# Forum Argomenti di discussione Fallimenti e procedure concorsuali  Srl in liquidazione con affitto ramo di azienda

## tella_

Salve a tutti,
Sono stato amministratore unico di una srl, oggi in liquidazione di cui sono liquidatore.
In quanto persona fisica ho preso in affitto il ramo di azienda per poter continuare a fornire un servizio ai miei clienti.
La società in liquidazione ha solo debiti tributari: iva, inps, irpef.
La società in liquidazione ha avuto i conti bancari pignorati ed è questa la ragione principale per la quale ho messo in liquidazione la società.
le mie domande sono le seguenti:
1) La società in liquidazione non può essere chiusa perchè non esistono fondi per poterlo fare e pagare i debiti tributari. La società presenta regolarmente i bilanci, assume i costi per l'iscrizione ccia e libri sociali. paga iva sull'affitto del ramo di azienda, paga l'irpef sugli utili dell'affitto del ramo di azienda. Le somme versate da me in pagamento dell'affitto del ramo di azienda vanno sul un conto bancario pignorato e periodicamente vengono inviate a Equitalia. In queste condizioni quanto può durare questa situazione? c'è un limite di tempo per una società in liquidazione?
2) In quanto ex amministratore unico, e ora liquidatore, i miei beni personali: conto bancario, casa ricevuta in eredità, cosa rischiano? possono essere pignorati da Equitalia ?
3) E' possibile discutere con Equitalia per concordare una soluzione di pagamento eventalmente parziale del debito rimanente? 
Grazie per tutte le informazioni che vorrete fornirmi.
Paolo :Confused:

----------


## mazzanti

Provo a darle una mano :Smile: 
premetto che ho grossi dubbi sulla compatibilità tra liquidazione sociale e affitto d'azienda, visto che avendola affittata, l'azienda non potrà essere liquidata.....quindi le due operazioni sono in contraddizione tra loro....
ma lasciando stare i dettagli, direi che non può chiudere la liquidazione e questo è certo. Ma non per i motivi a cui pensa lei; ma proprio per l'affitto d'azienda. La srl infatti potrebbe esser cancellata anche con debiti.
Ma non può esserlo con un'azienda ancora in carico.... 
Trattare con Equitalia e chiudere morbidamente, senza lasciare debiti è sempre meglio - ci vuole il tempo che ci vuole; l'entrata annuale c'è.
Non abbia fretta. 
Quando troverà una sistemazione all'azienda, potrà risolvere il contratto con se stesso (cosa che è sempre meglio evitare) e chiudere. 
Il canone d'affitto d'azienda deve essere congruo e se tale sarà, non vedo rischi per l'amministratore, a livello personale.

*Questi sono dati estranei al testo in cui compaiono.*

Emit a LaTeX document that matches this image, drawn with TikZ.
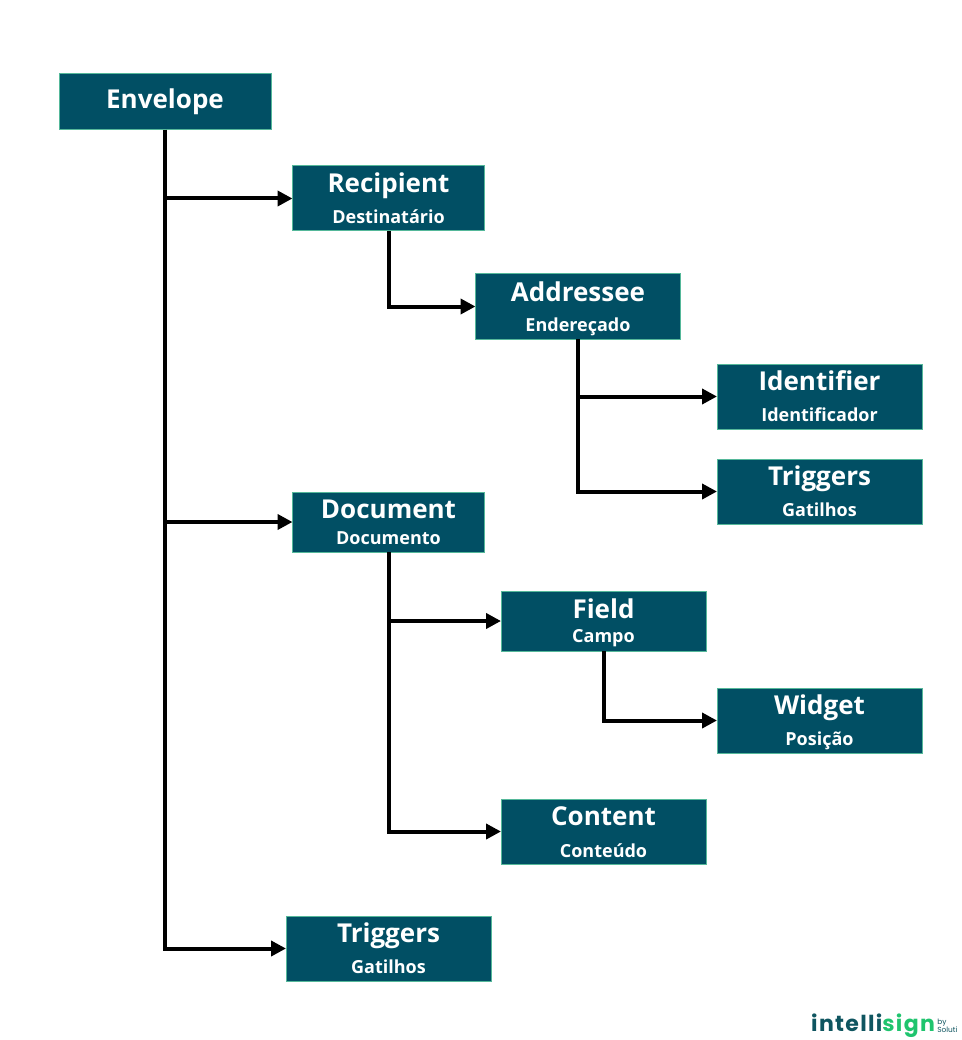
\documentclass[tikz,border=0pt]{standalone}
\usepackage{fontspec}
\setmainfont{Open Sans}
\newfontfamily\logofont[LetterSpace=6]{Poppins}
\newfontfamily\logosmall{Poppins}
\usetikzlibrary{positioning}
\usetikzlibrary{arrows.meta}
\definecolor{boxfill}{HTML}{014F64}
\definecolor{boxline}{HTML}{55B89A}
\definecolor{logodark}{HTML}{0F5560}
\definecolor{logogreen}{HTML}{1FC46E}
\newcommand{\headtxt}[1]{{\fontsize{26}{26}\selectfont\bfseries\vphantom{Ap}#1}}
\newcommand{\subtxt}[1]{{\fontsize{18}{18}\selectfont\bfseries\vphantom{Ap}#1}}
\newcommand{\twotxt}[3]{\rule{0pt}{23.6pt}\headtxt{#1}\\[#2]\subtxt{#3}}
\tikzset{
  wide/.style={minimum width=205pt},
  narrow/.style={minimum width=192pt},
  envbox/.style={draw=boxline,line width=1pt,fill=boxfill,text=white,align=center,inner sep=0pt,outer sep=0pt,minimum height=65pt,
    execute at begin node={\baselineskip=0pt\lineskiplimit=-100pt}},
  link/.style={draw=black,line width=4pt,-{Triangle[length=15pt,width=15pt]}},
}
\begin{document}
\begin{tikzpicture}[x=1pt,y=-1pt]
\useasboundingbox (0,0) rectangle (961,1040);
\node[envbox,minimum width=212pt,minimum height=56pt](envelope) at (165,102){\headtxt{Envelope}};
\node[envbox,narrow,below right=36pt and 21.5pt of envelope](recipient){\twotxt{Recipient}{30.5pt}{Destinatário}};
\node[envbox,wide,below right=43pt and -9pt of recipient](addressee){\twotxt{Addressee}{30pt}{Endereçado}};
\node[envbox,wide,below right=25pt and 36.5pt of addressee](identifier){\twotxt{Identifier}{31pt}{Identificador}};
\node[envbox,wide,below=30pt of identifier](triggersa){\twotxt{Triggers}{31pt}{Gatilhos}};
\node[envbox,narrow,minimum height=60pt,below=261pt of recipient](document){\twotxt{Document}{26pt}{Documento}};
\node[envbox,wide,minimum height=60pt,below right=39pt and 16.5pt of document](field){\twotxt{Field}{24pt}{Campo}};
\node[envbox,wide,below right=37pt and 11pt of field](widget){\twotxt{Widget}{31pt}{Posição}};
\node[envbox,wide,below=148pt of field](content){\twotxt{Content}{32pt}{Conteúdo}};
\node[envbox,wide,below=364pt of document](triggersb){\twotxt{Triggers}{31pt}{Gatilhos}};
\draw[link] (envelope.south) |- (recipient.west);
\draw[link] (envelope.south) |- (document.west);
\draw[link] (envelope.south) |- (triggersb.west);
\draw[link] (recipient.south) |- (addressee.west);
\draw[link] (addressee.south) |- (identifier.west);
\draw[link] (addressee.south) |- (triggersa.west);
\draw[link] (document.south) |- (field.west);
\draw[link] (document.south) |- (content.west);
\draw[link] (field.south) |- (widget.west);
% logo
\node[anchor=west,inner sep=0pt](logo) at (811,1026){\logofont\bfseries\fontsize{22}{22}\selectfont\textcolor{logodark}{intelli}\textcolor{logogreen}{sign}};
\node[inner sep=0pt,align=left,text=logodark,font=\logosmall\fontsize{7.4}{8.5}\selectfont,right=2pt of logo]{by\\Soluti};
\end{tikzpicture}
\end{document}
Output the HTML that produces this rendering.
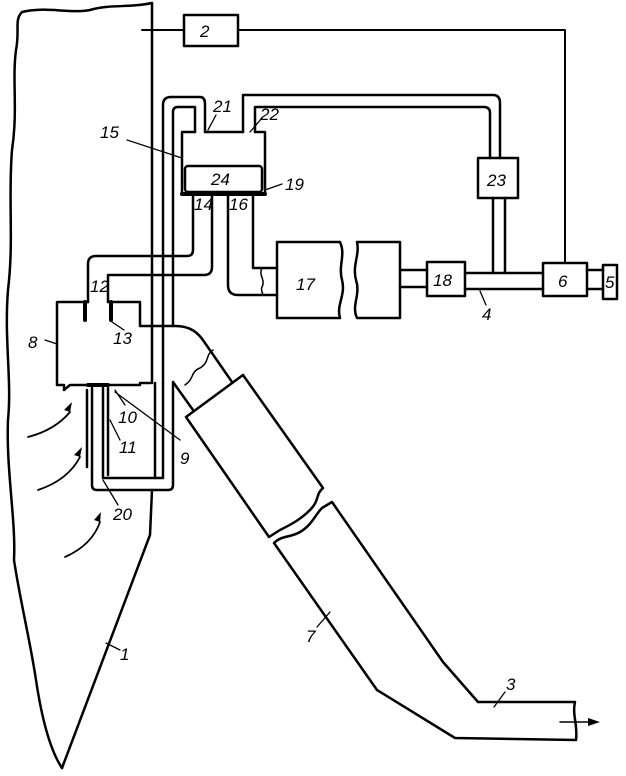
<!DOCTYPE html>
<html><head><style>
html,body{margin:0;padding:0;background:#fff;}
svg{display:block;}
text{font-family:"Liberation Sans",sans-serif;font-style:italic;font-size:17px;fill:#000;}
</style></head><body>
<svg width="626" height="776" viewBox="0 0 626 776" xmlns="http://www.w3.org/2000/svg">
<g fill="none" stroke="#000" stroke-width="2.5" stroke-linejoin="round" stroke-linecap="round">
<!-- wall 1 -->
<path d="M152,3 C130,8 110,4 90,10 C70,14 45,6 22,12 C14,20 20,30 16,50 C12,80 18,110 12,150 C8,200 14,240 8,290 C4,340 12,380 8,420 C6,470 16,520 14,560 C20,600 30,640 36,680 C42,720 50,750 62,768"/>
<path d="M152,3 L152,383 M152,490 L150,535 L62,768"/>
<!-- box 2 and line -->
<rect x="184" y="15" width="54" height="31"/>
<path d="M142,30 L184,30 M238,30 L565,30 L565,263" stroke-width="2"/>
<!-- pipes left loop -->
<path d="M163,383 L163,105 Q163,97 171,97 L200,97 Q205,97 205,104 L205,132"/>
<path d="M173,326 L173,112 Q173,107 178,107 L195,107 L195,132"/>
<!-- box 15 -->
<path d="M195,132 L182,132 L182,194 L265,194 L265,132 L255,132"/>
<path d="M205,132 L243,132"/>
<path d="M243,132 L243,95 L493,95 Q500,95 500,103 L500,158"/>
<path d="M255,132 L255,107 L484,107 Q490,107 490,113 L490,158"/>
<rect x="185" y="166" width="77" height="26" rx="3"/>
<path d="M182,194 L265,194" stroke-width="4"/>
<!-- 23 -->
<rect x="478" y="158" width="40" height="40"/>
<path d="M493,198 L493,273 M505,198 L505,273"/>
<!-- pipe 12/14 -->
<path d="M88,302 L88,264 Q88,256 96,256 L187,256 Q193,256 193,250 L193,194"/>
<path d="M108,302 L108,275 L204,275 Q212,275 212,267 L212,194"/>
<!-- pipe 16 -->
<path d="M228,194 L228,285 Q228,295 238,295 L277,295"/>
<path d="M253,194 L253,268 L277,268"/>
<path d="M262,268 C258,275 266,280 262,287 C260,291 264,293 262,295" stroke-width="1.5"/>
<!-- 17 and cut box -->
<path d="M340,242 L277,242 L277,318 L340,318 C336,305 346,295 342,280 C338,265 346,255 340,242"/>
<path d="M357,242 L400,242 L400,318 L357,318 C351,305 361,295 356,280 C352,265 360,255 357,242"/>
<!-- pipes to 18, 6 -->
<path d="M400,270 L427,270 M400,287 L427,287"/>
<rect x="427" y="262" width="38" height="34"/>
<path d="M465,273 L543,273 M465,289 L543,289"/>
<rect x="543" y="263" width="44" height="33"/>
<path d="M587,270 L603,270 M587,289 L603,289"/>
<rect x="603" y="265" width="14" height="34"/>
<!-- box 8 -->
<path d="M88,302 L57,302 L57,385 L64,385 L64,390 L70,385 L140,385"/>
<path d="M108,302 L140,302 L140,326 L175,326 C190,326 198,332 205,343 L232,382"/>
<path d="M140,383 L150,383"/>
<path d="M85,302 L85,320 M111,302 L111,320" stroke-width="4"/>
<path d="M88,385 L108,385" stroke-width="4"/>
<!-- U tube 20 and rods -->
<path d="M87,390 L87,467 M108,388 L108,475"/>
<path d="M92,388 L92,485 Q92,490 97,490 L168,490 Q173,490 173,485 L173,383"/>
<path d="M103,388 L103,478 L163,478 L163,383"/>
<path d="M155,383 L155,478"/>
<!-- neck -->
<path d="M173,382 L193,410"/>
<path d="M185,385 C195,378 190,372 200,368 C210,362 205,355 213,350" stroke-width="1.5"/>
<!-- duct 7 -->
<path d="M186,417 L243,375 L323,488 C315,495 320,500 310,510 C300,520 290,525 280,530 L269,537 Z"/>
<path d="M274,543 C282,535 290,538 300,532 C312,525 315,515 322,508 L332,502 L443,662 L478,702 L575,702 C572,715 578,725 576,740 L455,738 L377,690 Z"/>
<!-- arrows flow -->
<path d="M28,437 Q55,430 70,412" stroke-width="1.8"/>
<path d="M38,490 Q68,480 80,457" stroke-width="1.8"/>
<path d="M65,557 Q92,545 100,522" stroke-width="1.8"/>
<path d="M560,722 L592,722" stroke-width="1.5"/>
<!-- leaders -->
<g stroke-width="1.3">
<path d="M127,140 L182,158"/><path d="M265,190 L282,184"/>
<path d="M208,130 L216,115"/><path d="M250,132 L262,118"/>
<path d="M115,390 L125,405"/><path d="M115,392 L180,440"/>
<path d="M110,420 L120,440"/><path d="M103,480 L118,505"/>
<path d="M112,322 L124,330"/><path d="M45,340 L57,344"/>
<path d="M480,291 L486,305"/><path d="M317,627 L330,612"/>
<path d="M494,707 L505,692"/><path d="M106,643 L120,650"/>
</g>
</g>
<path d="M70,412 L72,402 L64,410 Z M80,457 L82,447 L74,455 Z M100,522 L101,512 L94,520 Z M600,722 L588,718 L588,726 Z" fill="#000"/>
<text x="200" y="37">2</text>
<text x="100" y="138">15</text>
<text x="213" y="112">21</text>
<text x="260" y="120">22</text>
<text x="211" y="185">24</text>
<text x="285" y="190">19</text>
<text x="194" y="210">14</text>
<text x="229" y="210">16</text>
<text x="487" y="186">23</text>
<text x="296" y="290">17</text>
<text x="433" y="286">18</text>
<text x="558" y="287">6</text>
<text x="605" y="288">5</text>
<text x="482" y="320">4</text>
<text x="90" y="292">12</text>
<text x="113" y="344">13</text>
<text x="28" y="348">8</text>
<text x="118" y="423">10</text>
<text x="119" y="453">11</text>
<text x="180" y="464">9</text>
<text x="113" y="520">20</text>
<text x="120" y="660">1</text>
<text x="306" y="642">7</text>
<text x="506" y="690">3</text>
</svg>
</body></html>
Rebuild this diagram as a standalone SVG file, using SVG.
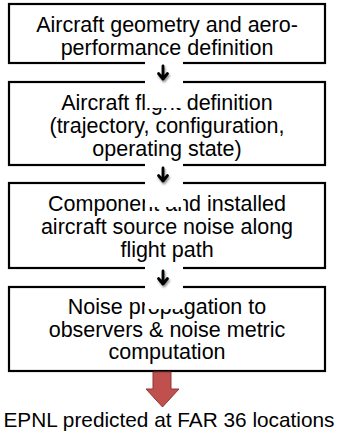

Se invece il canone fosse troppo basso, vedo il rischio di depauperamento del patrimonio sociale.....e qui la cosa si farebbe seria, perchè possono scattare anche azioni di responsabilità da parte dei creditori che colpiscono il suo patrimonio personale. 
Per cui le consiglio di verificare la sua posizione per quanto sopra.
Cordiali saluti.   

> Salve a tutti,
> Sono stato amministratore unico di una srl, oggi in liquidazione di cui sono liquidatore.
> In quanto persona fisica ho preso in affitto il ramo di azienda per poter continuare a fornire un servizio ai miei clienti.
> La società in liquidazione ha solo debiti tributari: iva, inps, irpef.
> La società in liquidazione ha avuto i conti bancari pignorati ed è questa la ragione principale per la quale ho messo in liquidazione la società.
> le mie domande sono le seguenti:
> 1) La società in liquidazione non può essere chiusa perchè non esistono fondi per poterlo fare e pagare i debiti tributari. La società presenta regolarmente i bilanci, assume i costi per l'iscrizione ccia e libri sociali. paga iva sull'affitto del ramo di azienda, paga l'irpef sugli utili dell'affitto del ramo di azienda. Le somme versate da me in pagamento dell'affitto del ramo di azienda vanno sul un conto bancario pignorato e periodicamente vengono inviate a Equitalia. In queste condizioni quanto può durare questa situazione? c'è un limite di tempo per una società in liquidazione?
> 2) In quanto ex amministratore unico, e ora liquidatore, i miei beni personali: conto bancario, casa ricevuta in eredità, cosa rischiano? possono essere pignorati da Equitalia ?
> 3) E' possibile discutere con Equitalia per concordare una soluzione di pagamento eventalmente parziale del debito rimanente? 
> ...

----------